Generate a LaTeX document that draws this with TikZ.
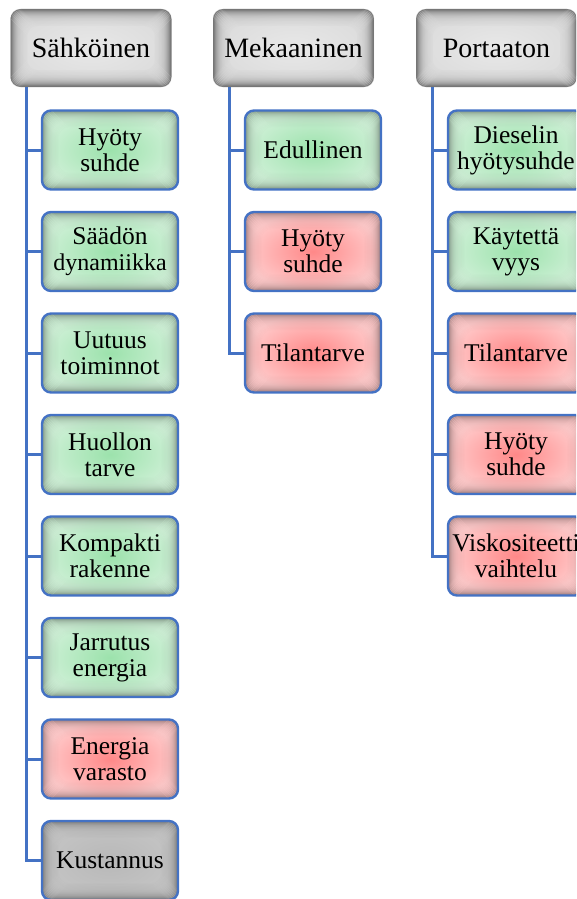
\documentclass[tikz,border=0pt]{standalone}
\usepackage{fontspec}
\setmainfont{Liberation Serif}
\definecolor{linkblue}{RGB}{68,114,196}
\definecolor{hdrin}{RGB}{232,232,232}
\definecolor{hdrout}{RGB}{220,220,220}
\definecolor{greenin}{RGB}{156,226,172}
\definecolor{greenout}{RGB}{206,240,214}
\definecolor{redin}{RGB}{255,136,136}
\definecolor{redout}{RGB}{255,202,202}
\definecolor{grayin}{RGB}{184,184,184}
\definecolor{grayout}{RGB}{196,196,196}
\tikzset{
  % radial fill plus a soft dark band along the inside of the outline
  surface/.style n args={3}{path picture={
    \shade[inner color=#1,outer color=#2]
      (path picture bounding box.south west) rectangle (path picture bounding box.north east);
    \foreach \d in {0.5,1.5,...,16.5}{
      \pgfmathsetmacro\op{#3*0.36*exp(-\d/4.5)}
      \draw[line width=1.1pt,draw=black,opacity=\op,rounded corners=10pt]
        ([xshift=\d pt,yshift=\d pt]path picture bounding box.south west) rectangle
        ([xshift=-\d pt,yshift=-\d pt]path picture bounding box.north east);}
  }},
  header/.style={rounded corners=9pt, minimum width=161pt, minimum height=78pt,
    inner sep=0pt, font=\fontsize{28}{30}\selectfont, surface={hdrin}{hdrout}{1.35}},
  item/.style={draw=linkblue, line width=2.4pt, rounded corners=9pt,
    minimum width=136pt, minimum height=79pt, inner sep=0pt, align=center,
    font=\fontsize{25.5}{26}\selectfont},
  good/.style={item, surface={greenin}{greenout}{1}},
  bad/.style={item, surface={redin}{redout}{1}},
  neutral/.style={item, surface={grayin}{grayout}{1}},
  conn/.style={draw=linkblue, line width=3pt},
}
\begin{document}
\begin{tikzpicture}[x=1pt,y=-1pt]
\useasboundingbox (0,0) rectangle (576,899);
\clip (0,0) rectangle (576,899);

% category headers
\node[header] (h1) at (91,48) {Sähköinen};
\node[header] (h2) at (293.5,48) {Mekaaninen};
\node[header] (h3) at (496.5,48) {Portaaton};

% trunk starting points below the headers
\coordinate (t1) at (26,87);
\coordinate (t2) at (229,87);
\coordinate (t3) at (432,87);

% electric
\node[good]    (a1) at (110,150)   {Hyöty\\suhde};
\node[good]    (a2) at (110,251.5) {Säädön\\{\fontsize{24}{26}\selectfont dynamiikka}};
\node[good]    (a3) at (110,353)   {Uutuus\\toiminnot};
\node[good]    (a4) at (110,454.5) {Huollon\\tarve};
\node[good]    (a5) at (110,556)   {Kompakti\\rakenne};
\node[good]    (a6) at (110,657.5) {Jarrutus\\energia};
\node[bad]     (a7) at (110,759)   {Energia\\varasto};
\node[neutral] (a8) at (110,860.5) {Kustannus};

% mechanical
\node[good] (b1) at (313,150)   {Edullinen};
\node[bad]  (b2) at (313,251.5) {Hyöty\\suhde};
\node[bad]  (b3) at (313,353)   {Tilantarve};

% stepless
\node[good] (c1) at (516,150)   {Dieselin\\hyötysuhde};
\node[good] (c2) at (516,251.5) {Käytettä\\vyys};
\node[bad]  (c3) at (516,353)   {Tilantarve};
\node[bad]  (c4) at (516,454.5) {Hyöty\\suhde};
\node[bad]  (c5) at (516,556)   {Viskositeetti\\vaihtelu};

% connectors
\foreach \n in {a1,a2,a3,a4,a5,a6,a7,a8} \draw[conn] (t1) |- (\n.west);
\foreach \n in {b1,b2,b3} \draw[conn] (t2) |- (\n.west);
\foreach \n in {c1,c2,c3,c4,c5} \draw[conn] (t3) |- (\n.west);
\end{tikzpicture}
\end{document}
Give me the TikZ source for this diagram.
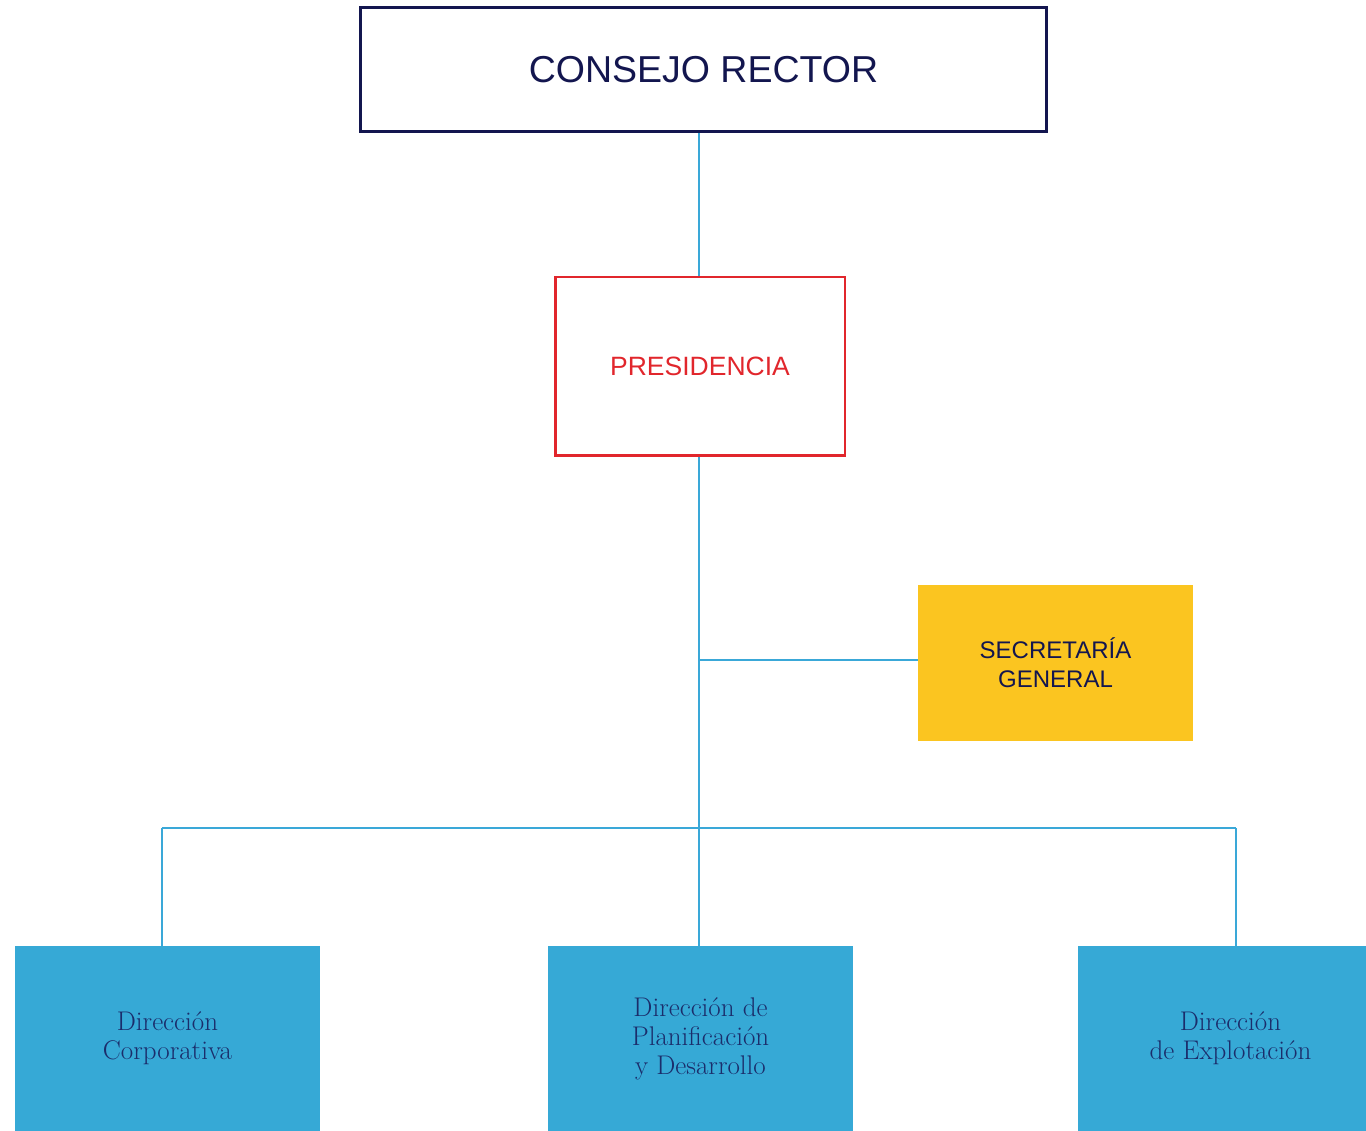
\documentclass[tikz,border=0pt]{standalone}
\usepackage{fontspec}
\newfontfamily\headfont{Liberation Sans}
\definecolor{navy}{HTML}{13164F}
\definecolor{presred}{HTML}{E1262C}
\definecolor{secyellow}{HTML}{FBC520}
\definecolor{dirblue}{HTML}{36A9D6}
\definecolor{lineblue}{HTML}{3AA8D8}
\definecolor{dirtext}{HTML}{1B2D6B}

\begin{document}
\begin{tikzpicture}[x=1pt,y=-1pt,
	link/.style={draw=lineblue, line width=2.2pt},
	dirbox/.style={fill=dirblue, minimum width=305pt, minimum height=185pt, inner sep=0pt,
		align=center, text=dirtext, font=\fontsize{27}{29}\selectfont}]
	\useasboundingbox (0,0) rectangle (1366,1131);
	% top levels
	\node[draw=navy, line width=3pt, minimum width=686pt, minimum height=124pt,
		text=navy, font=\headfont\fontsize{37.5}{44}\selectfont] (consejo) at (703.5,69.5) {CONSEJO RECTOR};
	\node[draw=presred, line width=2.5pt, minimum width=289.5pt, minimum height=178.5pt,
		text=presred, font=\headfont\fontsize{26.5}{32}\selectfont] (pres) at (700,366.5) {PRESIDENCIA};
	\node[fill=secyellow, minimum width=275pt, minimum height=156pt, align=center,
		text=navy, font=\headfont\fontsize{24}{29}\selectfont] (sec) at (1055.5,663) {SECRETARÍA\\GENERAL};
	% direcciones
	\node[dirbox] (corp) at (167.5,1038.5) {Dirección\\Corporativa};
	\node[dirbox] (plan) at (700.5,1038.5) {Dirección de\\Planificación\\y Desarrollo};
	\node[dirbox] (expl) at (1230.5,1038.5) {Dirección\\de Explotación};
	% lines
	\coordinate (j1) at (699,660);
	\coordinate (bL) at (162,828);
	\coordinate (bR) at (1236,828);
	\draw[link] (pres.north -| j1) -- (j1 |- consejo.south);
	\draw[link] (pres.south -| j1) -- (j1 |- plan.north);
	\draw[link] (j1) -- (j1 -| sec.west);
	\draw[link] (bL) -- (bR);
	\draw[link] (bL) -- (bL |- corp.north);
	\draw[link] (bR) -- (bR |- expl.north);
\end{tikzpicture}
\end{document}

• [THE REQUEST] Filter lines by "this" and return each hit.

• [TASK OUTPUT]
Generate a LaTeX document that draws this with TikZ.
Give me the TikZ source for this diagram.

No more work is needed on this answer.